Blind forwarding. It's left to the application to do everything.


Looks like you can get 100Gb NICs for servers e.g. https://www.hpe.com/uk/en/product-catalog/servers/server-ada... (Intel, Mellanox etc also seem to have their own)

On the distance, there are other specs that support 100Gb up to 20km on there!


Where do you see an Intel 100gbe nic?

Edit: I think you're referring to omnipath. Should be clear than Intel has no 100gbe card available. That link is also pcie3x8, so it can do a max of ~60gbps to host.


Haha for when you need another DC that's sort of across town, or you're trying to add artificial latency intra DC with enormous coils of fiber.

Not too unreasonably expensive - roughly in line with a GeForce 1080, and that's after the Official HP Hardware markup. I wonder how much the switch/cabling is...


> trying to add artificial latency intra DC with enormous coils of fiber.

Do people really do this?! (I don't have DC experience, serious question)


I believe that's a reference to IEX's magic shoebox. 61 kilometers of cable that provide 350 microseconds of delay for stock market voodoo purposes.


At least one stock exchange has: https://en.m.wikipedia.org/wiki/IEX


Heh like the peers said, it was a reference to what IEX does.


There are Intel chipset single and dual port 100GbE pci-express 3.0 NICs with good Linux kernel support in v4.8+.

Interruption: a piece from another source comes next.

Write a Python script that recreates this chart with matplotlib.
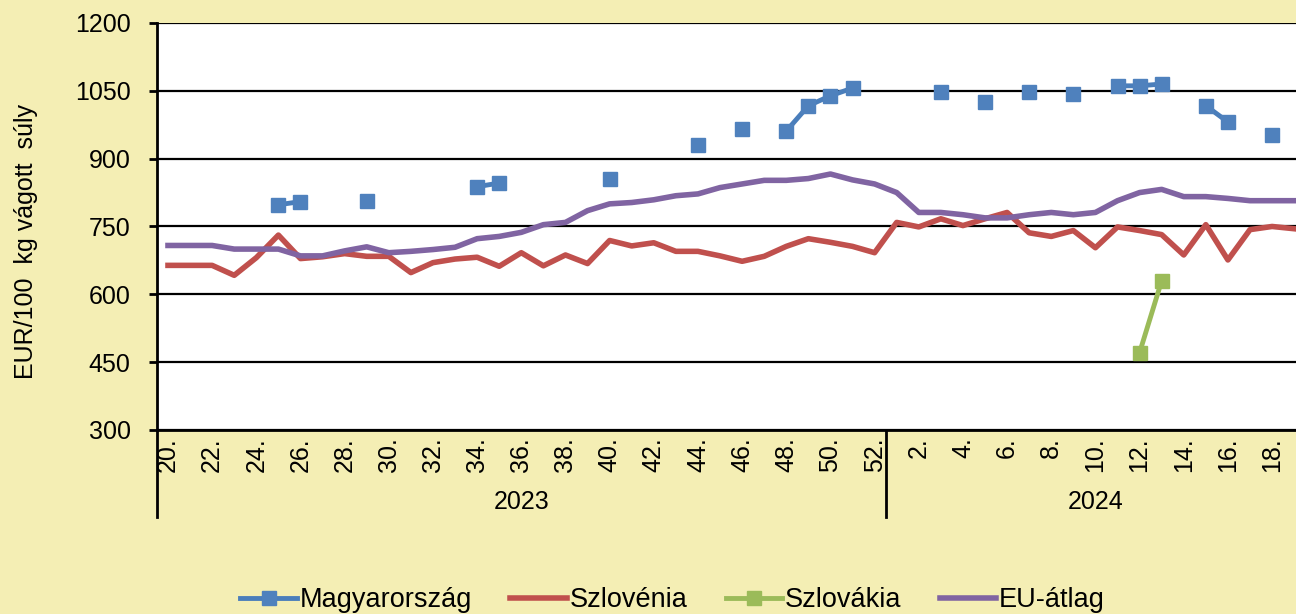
import numpy as np
import matplotlib.pyplot as plt
from matplotlib.lines import Line2D

plt.rcParams['font.family'] = ['Liberation Sans', 'DejaVu Sans']

# hetek: 2023. 20-52., 2024. 1-19.
het_2023 = list(range(20, 53))
het_2024 = list(range(1, 20))
evek = ['2023', '2024']

magyarorszag = [None, None, None, None, None, 798, 805, None, None, 807,
                None, None, None, None, 838, 846, None, None, None, None,
                855, None, None, None, 930, None, 966, None, 961, 1017,
                1039, 1056, None, None, None, 1048, None, 1025, None, 1048,
                None, 1043, None, 1061, 1061, 1065, None, 1017, 981, None,
                952, None]
szlovenia = [664, 664, 664, 642, 681, 731, 679, 683, 690, 684,
             684, 648, 670, 678, 682, 662, 692, 663, 687, 668,
             719, 707, 714, 695, 695, 685, 673, 684, 706, 723,
             715, 706, 692, 759, 749, 767, 752, 767, 781, 736,
             728, 741, 703, 749, 741, 732, 687, 754, 676, 743,
             750, 745]
szlovakia = [None] * 44 + [471, 630] + [None] * 6
eu_atlag = [708, 708, 708, 700, 700, 700, 685, 685, 696, 705,
            692, 695, 699, 704, 723, 728, 737, 754, 759, 785,
            800, 803, 809, 818, 822, 836, 844, 852, 852, 856,
            866, 853, 844, 825, 781, 781, 776, 769, 769, 776,
            781, 776, 781, 807, 825, 832, 816, 816, 812, 807,
            807, 807]

hetek = het_2023 + het_2024
x = np.arange(len(hetek))
n23 = len(het_2023)

hatter = '#F4EEB4'
fig = plt.figure(figsize=(12.96, 6.14), dpi=100, facecolor=hatter)
# a rajzterület jobb széle kilóg a képből
ax = fig.add_axes([0.1211, 0.2997, 0.886, 0.6629])
ax.set_facecolor('white')

def arr(v):
    return np.array([np.nan if e is None else e for e in v], dtype=float)

ax.plot(x, arr(magyarorszag), color='#4A7EBB', lw=3.5, marker='s', ms=10.5,
        mfc='#4F81BD', mec='#4F81BD', label='Magyarország', zorder=4)
ax.plot(x, arr(szlovenia), color='#C0504D', lw=4, label='Szlovénia', zorder=3)
ax.plot(x, arr(szlovakia), color='#9BBB59', lw=3.5, marker='s', ms=10.5,
        label='Szlovákia', zorder=4)
ax.plot(x, arr(eu_atlag), color='#8064A2', lw=4, label='EU-átlag', zorder=3)

ax.set_ylim(300, 1200)
ax.set_yticks(np.arange(300, 1201, 150))
ax.set_xlim(-0.5, len(hetek) - 0.5)
ax.grid(axis='y', color='black', lw=1.6, zorder=1)
ax.set_axisbelow(True)

for s in ['top', 'right']:
    ax.spines[s].set_visible(False)
ax.spines['left'].set_linewidth(2)
ax.spines['bottom'].set_linewidth(2)
ax.tick_params(axis='y', length=6, width=2, pad=13, labelsize=18)
ax.set_ylabel('EUR/100  kg vágott  súly', fontsize=18)
ax.yaxis.set_label_coords(-0.104, 0.464)

# hét címkék minden második héten
pos = [i for i in range(n23) if (hetek[i] % 2 == 0)] + \
      [n23 + i for i in range(len(het_2024)) if het_2024[i] % 2 == 0]
ax.set_xticks(pos)
ax.set_xticklabels([f'{hetek[p]}.' for p in pos], rotation=90, fontsize=18)
ax.tick_params(axis='x', length=0, pad=5)

# évek elválasztása
ylo = -0.214
for xv in [-0.5, n23 - 0.5]:
    ax.add_line(Line2D([xv, xv], [0, ylo], transform=ax.get_xaxis_transform(),
                       color='black', lw=2, clip_on=False))
ax.text((n23 - 1) / 2, -0.176, evek[0], transform=ax.get_xaxis_transform(),
        ha='center', va='center', fontsize=18)
ax.text(n23 + (len(het_2024) - 1) / 2, -0.176, evek[1],
        transform=ax.get_xaxis_transform(), ha='center', va='center', fontsize=18)

fig.legend(loc='center', bbox_to_anchor=(0.519, 0.022), ncol=4, frameon=False,
           fontsize=19.5, handlelength=2.1, handletextpad=0.1, columnspacing=1.4,
           numpoints=1)

fig.savefig('out.png', dpi=100, facecolor=hatter)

Note that "100G optical connections" is physically implemented as "4x25G optical connections". The 4 wavelengths are coarsely spaced, which allows cheaper optical components to be employed. (As opposed to long-haul optics, where it is economical to squeeze many more wavelengths on the same fiber with costlier optics.)

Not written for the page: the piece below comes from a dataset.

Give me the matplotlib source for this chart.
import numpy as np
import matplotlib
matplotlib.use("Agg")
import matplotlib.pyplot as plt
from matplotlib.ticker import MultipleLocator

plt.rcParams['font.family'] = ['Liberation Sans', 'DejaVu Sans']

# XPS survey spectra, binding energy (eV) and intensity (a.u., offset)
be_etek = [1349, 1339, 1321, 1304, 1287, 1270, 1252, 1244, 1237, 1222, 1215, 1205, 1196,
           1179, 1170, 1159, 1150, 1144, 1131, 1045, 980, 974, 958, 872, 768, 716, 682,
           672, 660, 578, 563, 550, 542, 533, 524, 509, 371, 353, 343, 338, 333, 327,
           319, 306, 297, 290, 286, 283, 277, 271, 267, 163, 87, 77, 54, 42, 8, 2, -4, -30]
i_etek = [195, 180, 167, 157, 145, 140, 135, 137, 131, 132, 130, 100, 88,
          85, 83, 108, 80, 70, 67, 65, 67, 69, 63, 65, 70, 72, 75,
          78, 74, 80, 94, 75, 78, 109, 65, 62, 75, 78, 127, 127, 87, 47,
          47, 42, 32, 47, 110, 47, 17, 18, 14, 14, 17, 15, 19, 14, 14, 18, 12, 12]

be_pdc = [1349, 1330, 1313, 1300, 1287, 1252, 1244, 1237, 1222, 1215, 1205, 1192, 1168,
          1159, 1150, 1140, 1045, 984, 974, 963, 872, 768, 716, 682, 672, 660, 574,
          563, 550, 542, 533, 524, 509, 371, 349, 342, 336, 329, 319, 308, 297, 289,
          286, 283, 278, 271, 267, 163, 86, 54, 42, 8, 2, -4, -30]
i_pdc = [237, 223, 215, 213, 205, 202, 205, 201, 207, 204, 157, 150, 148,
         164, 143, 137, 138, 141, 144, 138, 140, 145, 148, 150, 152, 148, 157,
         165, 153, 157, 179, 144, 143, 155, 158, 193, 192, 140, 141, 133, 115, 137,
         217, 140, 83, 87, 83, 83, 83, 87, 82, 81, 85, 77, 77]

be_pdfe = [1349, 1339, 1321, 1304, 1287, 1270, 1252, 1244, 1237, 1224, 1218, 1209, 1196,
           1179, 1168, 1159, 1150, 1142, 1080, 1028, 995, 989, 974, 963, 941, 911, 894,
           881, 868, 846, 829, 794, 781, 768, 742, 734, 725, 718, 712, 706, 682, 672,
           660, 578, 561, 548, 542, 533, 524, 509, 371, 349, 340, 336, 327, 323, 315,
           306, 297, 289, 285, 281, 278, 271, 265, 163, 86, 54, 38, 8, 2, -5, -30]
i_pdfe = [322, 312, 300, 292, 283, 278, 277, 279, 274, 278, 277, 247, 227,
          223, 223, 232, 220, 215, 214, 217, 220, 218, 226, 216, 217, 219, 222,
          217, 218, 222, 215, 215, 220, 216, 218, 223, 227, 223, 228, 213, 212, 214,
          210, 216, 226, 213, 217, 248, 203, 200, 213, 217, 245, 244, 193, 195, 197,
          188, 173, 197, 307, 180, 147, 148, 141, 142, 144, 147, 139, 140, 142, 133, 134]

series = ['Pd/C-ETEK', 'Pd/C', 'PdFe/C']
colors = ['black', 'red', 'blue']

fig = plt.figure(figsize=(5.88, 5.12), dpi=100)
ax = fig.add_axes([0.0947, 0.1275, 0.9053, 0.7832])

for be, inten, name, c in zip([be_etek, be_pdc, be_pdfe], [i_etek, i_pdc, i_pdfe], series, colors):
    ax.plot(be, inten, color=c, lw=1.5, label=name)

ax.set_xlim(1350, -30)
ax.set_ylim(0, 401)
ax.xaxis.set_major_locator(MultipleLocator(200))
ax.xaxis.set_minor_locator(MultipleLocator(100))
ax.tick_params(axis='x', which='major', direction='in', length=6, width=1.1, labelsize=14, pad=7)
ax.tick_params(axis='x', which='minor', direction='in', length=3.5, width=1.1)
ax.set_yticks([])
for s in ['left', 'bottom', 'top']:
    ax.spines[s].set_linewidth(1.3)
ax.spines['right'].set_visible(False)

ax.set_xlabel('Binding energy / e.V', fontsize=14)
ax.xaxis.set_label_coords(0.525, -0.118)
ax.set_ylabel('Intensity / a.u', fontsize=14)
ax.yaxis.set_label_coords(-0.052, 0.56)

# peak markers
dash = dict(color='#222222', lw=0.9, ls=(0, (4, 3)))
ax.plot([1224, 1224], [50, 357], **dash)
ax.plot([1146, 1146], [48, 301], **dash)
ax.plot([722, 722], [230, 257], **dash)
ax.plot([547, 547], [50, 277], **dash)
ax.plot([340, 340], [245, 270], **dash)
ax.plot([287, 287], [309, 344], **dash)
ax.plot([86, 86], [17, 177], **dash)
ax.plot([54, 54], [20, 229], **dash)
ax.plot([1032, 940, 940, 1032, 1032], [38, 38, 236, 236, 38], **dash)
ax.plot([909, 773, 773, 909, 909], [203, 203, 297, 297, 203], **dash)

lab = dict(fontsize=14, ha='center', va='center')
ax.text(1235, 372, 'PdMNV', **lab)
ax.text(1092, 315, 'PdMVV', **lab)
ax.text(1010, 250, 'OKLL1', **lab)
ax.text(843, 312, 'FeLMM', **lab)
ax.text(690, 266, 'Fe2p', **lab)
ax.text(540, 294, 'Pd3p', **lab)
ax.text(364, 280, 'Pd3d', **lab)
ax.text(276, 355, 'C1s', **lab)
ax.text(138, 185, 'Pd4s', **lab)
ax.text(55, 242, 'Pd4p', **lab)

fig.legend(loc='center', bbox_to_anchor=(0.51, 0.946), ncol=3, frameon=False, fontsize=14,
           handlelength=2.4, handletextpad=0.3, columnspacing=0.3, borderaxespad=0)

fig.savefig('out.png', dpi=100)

I must say that I'm fascinated by the fact that each bit is around 1 cm long while in transit, at near the speed of light (in vacuum.)

Single channel 100 GB would mean 2-3 mm long bits. Imagine that :-)


Single channel 100GbE is already done, but not with OOK, it's coherent modulated qpsk, 16qam or 64qam single wavelength. But wider channel size in THz occupied than a single channel 1550 10GbE single wavelength OOK circuit.


And even 1cm at light speed is still a good 7 thousand cycles long at these frequencies.


Because it's 25 Gbps electrically per lane, this also allows for economies of scale with new 25 GbE optical and direct attach NICs for servers, where 10GbE is not enough, but 100 is too costly. There is some good documentation and reference links on 25GbE on Wikipedia for anyone who is curious. This also allows for one 100GbE top of rack switch port to be broken out into 4x25GbE individual connections.

So if you have a 1.5RU 32-port 100GbE top of rack switch it can serve up to 120 servers, leaving two 100GbE ports free for uplink.


The other issue that people miss here is the physical board that the switch ASIC is on. People might want to google SerDes and XAUI. The simplified bit here is back in the day first 10G you had 4 x 3.25G lanes. So for example for the Fulcrum FM4000 (24x10G) you had 64 traces on the board, 4 to each port. For something like the Broadcom Trident+ which could do 64 ports of 10G you have 256 traces. For each 10G there are 4 and they have to line up to the nm on the board unless you wanted to use a PHY and / or retimers. Arista shipped the 1st PHYless design of this. Less parts, higher MTBF, less heat and also less latency (phy add latency). To do 40G you would need 16 of the 3.25 (yuk). Things moved to 4x10G lanes and you got 40G ports. With the 25G Ethernet the lanes moved to 4x25G so you get 100G ports. Anyway random stuff if anyone is interested. Yes I know I am mixing the Serdes and XAUI stuff but this is a simpler view just talking about the lanes from the chip. Google will give great answers if you want to dig deeper.


The OCP link loss is 3.5 dB @ 500m, which would be 9.5 dB @ 2000m.

The MSA is 5 dB @ 2000m, so where is the additional loss coming from in the OCP spec? Different connectors?


It's coming from loosened tolerances. Higher/lower temperatures may mean higher loss. I'm assuming there's a bit more tolerance in the alignment of the up optics/connectors as well. So, if you get lucky it might well be 5db@2km, but it's not guaranteed/required by spec.


This high bandwidth enables some interesting consumer services. The speed is also very good, like less then a millisecond over 10km, which is ten times faster then from your computer to the monitor.